- From: Steven Pemberton <steven.pemberton@cwi.nl>
- Date: Thu, 30 May 2002 11:33:09 +0200
- To: "Tim Bray" <tbray@textuality.com>, Tantek Çelik <tantek@cs.stanford.edu>
- Cc: <www-tag@w3.org>
From: "Tim Bray" <tbray@textuality.com>
> Anyhow, for the moment I stand by the position that sniffing is always
> without exception bad when you're figuring out how to do top-level
> dispatch.  It opens horrible security holes and when breakage does
> occur, it focuses the blame away from where it belongs, namely people
> who screw up in configuring their webservers.

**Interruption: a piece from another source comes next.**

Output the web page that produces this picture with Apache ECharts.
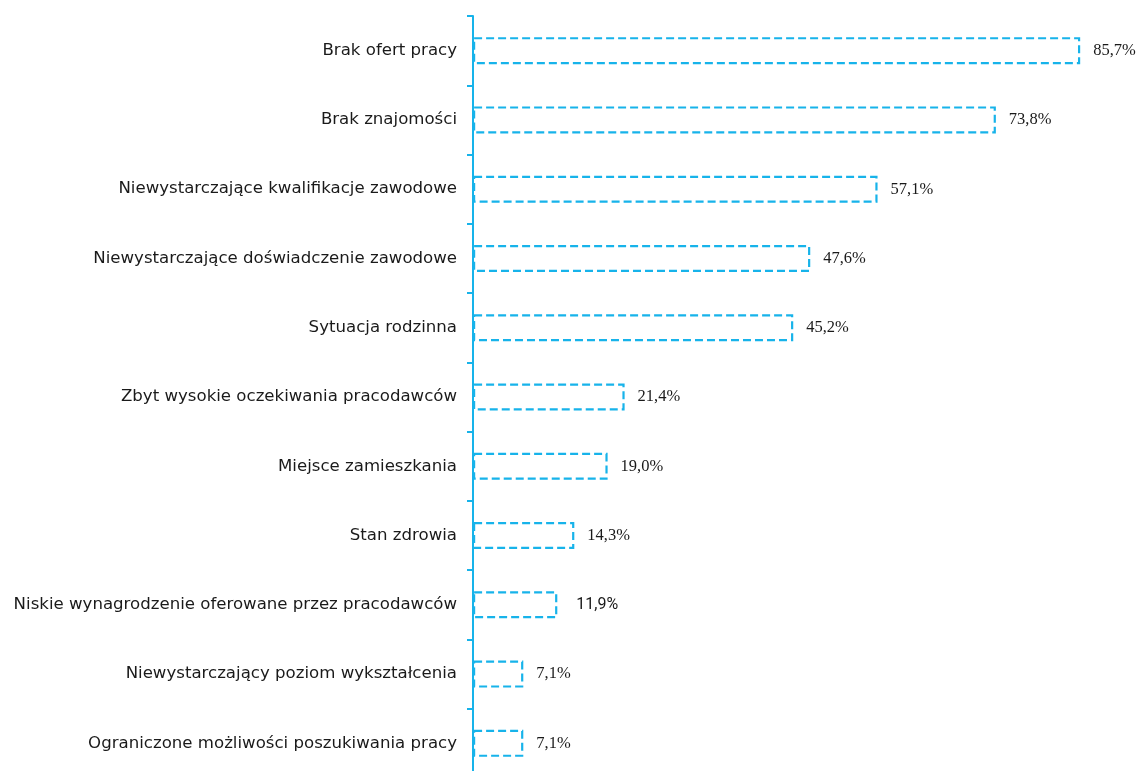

I think this is the major problem: it protects the guilty, and penalises the
innocent.
I have long wanted to be able to write web-based tutorials along these
lines:
    Here is an HTML document to illustrate this technique:
        http://www.cwi.nl/~steven/test/img-test.html
    and here is its source: http://www.cwi.nl/~steven/test/img-test.txt
but I can't, because in IE you get exactly the same results for the two
links (try it on the above). How can I get IE to do the right thing? I
can't! It *always* presents my file served as text/plain as if I had served
it as text/html. It prevents people from doing the right thing...
And if IE thinks your tar archive is an HTML file, well bad luck for you and
your users.
It would be *really really good* if IE offered an option to switch off
content switching, and even a dialogue, so that people could get an idea
that something was wrong:
    This document has been served as text/plain but looks like an HTML file.
    What do you want to do:
        [ ] View it as HTML
        [ ] View it as text
    [ ] Never ask me this question again.